(What to produce):
Copy exactly, and only, the lines below from the first through the one containing "years = list(range(2008, 2024))", both included; pictures are omitted.

— BEGIN —

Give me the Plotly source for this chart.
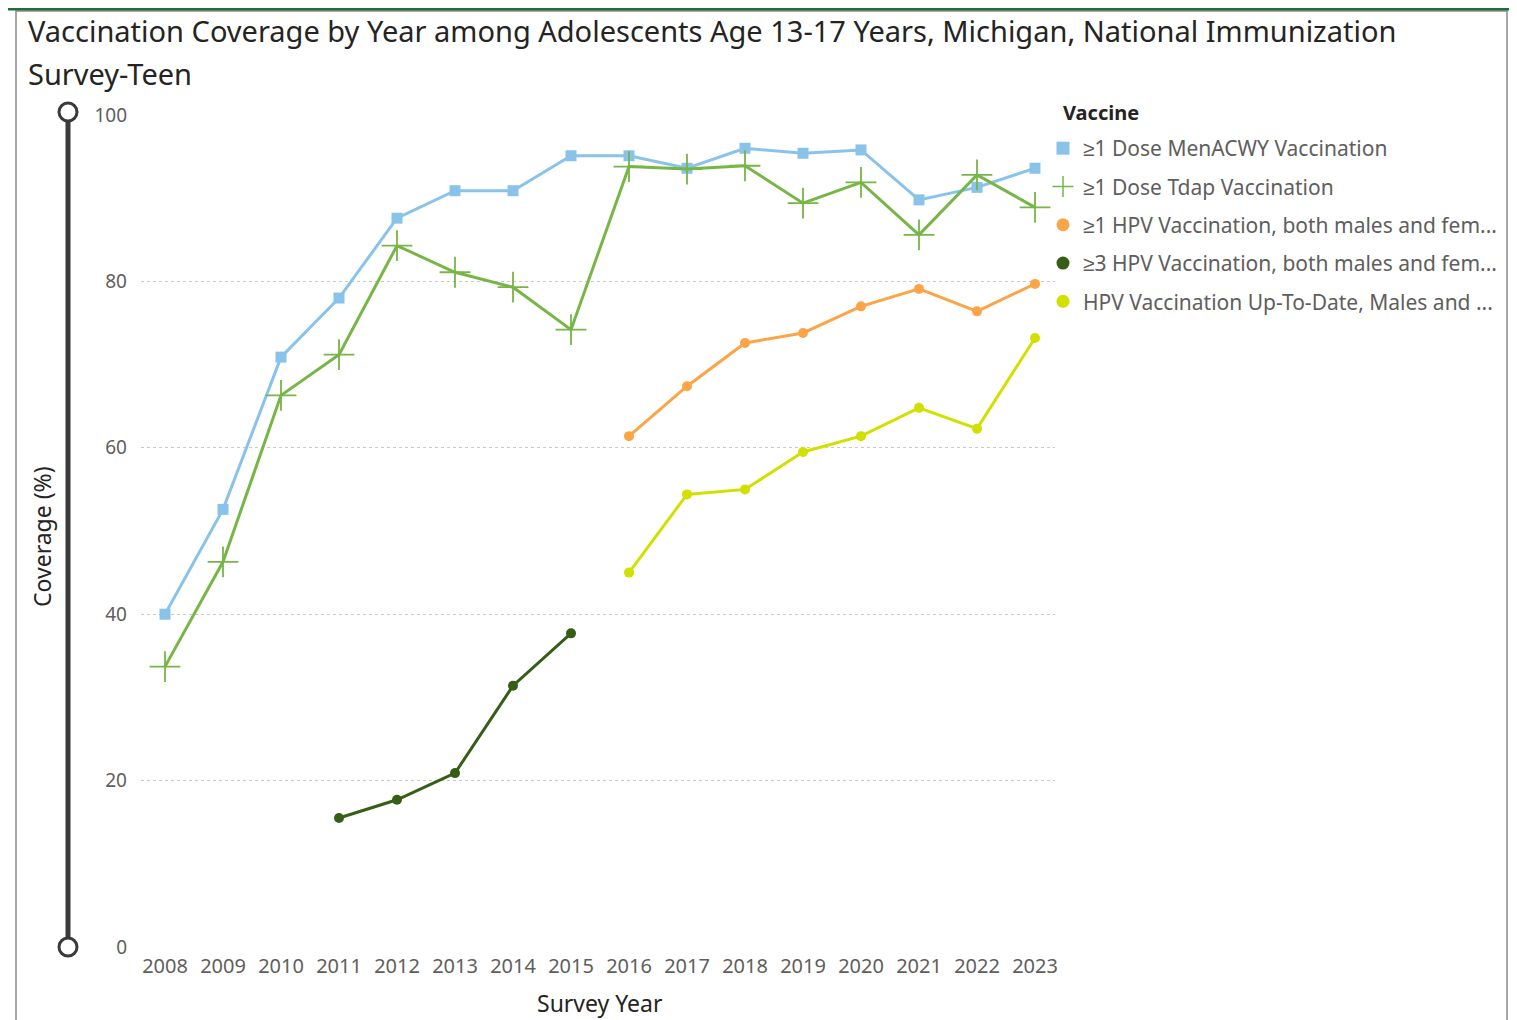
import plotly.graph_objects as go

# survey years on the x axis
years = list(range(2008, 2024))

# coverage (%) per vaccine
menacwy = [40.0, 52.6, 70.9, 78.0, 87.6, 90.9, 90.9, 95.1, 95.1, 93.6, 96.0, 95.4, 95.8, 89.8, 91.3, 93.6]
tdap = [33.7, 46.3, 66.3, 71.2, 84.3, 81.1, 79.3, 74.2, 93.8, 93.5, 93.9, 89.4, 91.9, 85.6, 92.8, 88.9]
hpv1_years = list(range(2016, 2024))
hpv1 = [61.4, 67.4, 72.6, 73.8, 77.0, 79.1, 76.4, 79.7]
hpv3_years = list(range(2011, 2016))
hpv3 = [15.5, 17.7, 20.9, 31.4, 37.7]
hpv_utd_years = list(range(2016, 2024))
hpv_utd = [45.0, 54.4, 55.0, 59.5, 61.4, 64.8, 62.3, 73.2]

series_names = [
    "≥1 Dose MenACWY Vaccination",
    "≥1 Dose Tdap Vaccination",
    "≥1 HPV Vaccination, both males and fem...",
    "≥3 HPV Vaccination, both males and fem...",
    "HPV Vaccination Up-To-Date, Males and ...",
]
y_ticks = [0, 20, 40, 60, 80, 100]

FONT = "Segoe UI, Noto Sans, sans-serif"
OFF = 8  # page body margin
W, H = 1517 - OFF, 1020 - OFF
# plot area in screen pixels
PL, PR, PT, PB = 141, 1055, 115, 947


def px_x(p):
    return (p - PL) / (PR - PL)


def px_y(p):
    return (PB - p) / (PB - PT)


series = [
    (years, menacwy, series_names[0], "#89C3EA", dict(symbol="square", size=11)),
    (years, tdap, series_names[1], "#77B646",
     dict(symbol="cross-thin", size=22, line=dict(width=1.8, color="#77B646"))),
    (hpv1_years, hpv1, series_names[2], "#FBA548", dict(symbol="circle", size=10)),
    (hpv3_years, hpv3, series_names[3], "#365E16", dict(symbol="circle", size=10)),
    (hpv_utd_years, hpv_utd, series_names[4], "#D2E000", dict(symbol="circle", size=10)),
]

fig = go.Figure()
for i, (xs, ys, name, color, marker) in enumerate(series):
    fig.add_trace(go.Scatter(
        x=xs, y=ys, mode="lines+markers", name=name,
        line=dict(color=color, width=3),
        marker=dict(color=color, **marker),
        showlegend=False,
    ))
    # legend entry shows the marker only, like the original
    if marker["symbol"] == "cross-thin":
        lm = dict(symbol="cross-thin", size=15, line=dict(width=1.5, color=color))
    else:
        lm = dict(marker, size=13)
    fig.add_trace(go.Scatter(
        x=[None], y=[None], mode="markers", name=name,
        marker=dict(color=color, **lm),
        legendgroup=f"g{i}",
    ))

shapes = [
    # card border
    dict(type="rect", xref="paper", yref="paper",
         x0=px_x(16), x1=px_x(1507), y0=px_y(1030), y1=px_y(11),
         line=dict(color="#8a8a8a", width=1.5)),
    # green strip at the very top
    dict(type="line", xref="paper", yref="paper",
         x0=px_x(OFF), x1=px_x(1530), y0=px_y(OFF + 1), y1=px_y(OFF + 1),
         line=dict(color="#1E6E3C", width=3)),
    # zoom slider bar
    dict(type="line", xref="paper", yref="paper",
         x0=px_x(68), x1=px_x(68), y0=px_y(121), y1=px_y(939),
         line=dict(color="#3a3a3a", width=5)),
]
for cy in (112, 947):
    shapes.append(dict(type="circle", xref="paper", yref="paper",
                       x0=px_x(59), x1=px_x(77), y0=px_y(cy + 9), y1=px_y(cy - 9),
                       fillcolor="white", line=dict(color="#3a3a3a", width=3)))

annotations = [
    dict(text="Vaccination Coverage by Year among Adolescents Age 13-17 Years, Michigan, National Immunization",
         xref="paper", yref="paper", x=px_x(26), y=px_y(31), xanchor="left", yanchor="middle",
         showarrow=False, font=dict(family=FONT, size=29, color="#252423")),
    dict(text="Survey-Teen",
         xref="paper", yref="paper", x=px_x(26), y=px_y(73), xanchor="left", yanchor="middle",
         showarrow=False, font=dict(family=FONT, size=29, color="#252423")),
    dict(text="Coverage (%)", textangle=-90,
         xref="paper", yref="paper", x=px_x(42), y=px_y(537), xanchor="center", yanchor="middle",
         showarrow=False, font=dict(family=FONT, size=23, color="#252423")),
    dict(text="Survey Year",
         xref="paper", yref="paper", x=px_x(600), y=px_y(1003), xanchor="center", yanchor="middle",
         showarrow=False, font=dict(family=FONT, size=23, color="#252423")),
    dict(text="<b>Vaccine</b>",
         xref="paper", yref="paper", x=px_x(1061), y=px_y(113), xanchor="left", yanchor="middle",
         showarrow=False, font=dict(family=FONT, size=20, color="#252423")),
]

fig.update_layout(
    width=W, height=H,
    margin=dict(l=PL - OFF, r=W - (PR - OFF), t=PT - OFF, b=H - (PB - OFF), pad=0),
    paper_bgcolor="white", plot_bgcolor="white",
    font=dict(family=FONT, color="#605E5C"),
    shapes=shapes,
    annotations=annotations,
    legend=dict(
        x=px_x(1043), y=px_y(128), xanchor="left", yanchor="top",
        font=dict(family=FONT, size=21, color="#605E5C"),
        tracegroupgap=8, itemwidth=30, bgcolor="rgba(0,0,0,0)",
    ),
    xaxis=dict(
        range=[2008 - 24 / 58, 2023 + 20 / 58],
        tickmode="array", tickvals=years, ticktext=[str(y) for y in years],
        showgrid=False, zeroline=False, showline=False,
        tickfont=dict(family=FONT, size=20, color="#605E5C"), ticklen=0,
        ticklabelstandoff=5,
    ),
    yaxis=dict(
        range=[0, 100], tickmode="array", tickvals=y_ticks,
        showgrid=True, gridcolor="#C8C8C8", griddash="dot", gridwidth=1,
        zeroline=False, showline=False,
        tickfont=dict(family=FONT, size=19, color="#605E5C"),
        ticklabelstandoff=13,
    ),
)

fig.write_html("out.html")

— END —

(Solution to this exercise):
Give me the Plotly source for this chart.
import plotly.graph_objects as go

# survey years on the x axis
years = list(range(2008, 2024))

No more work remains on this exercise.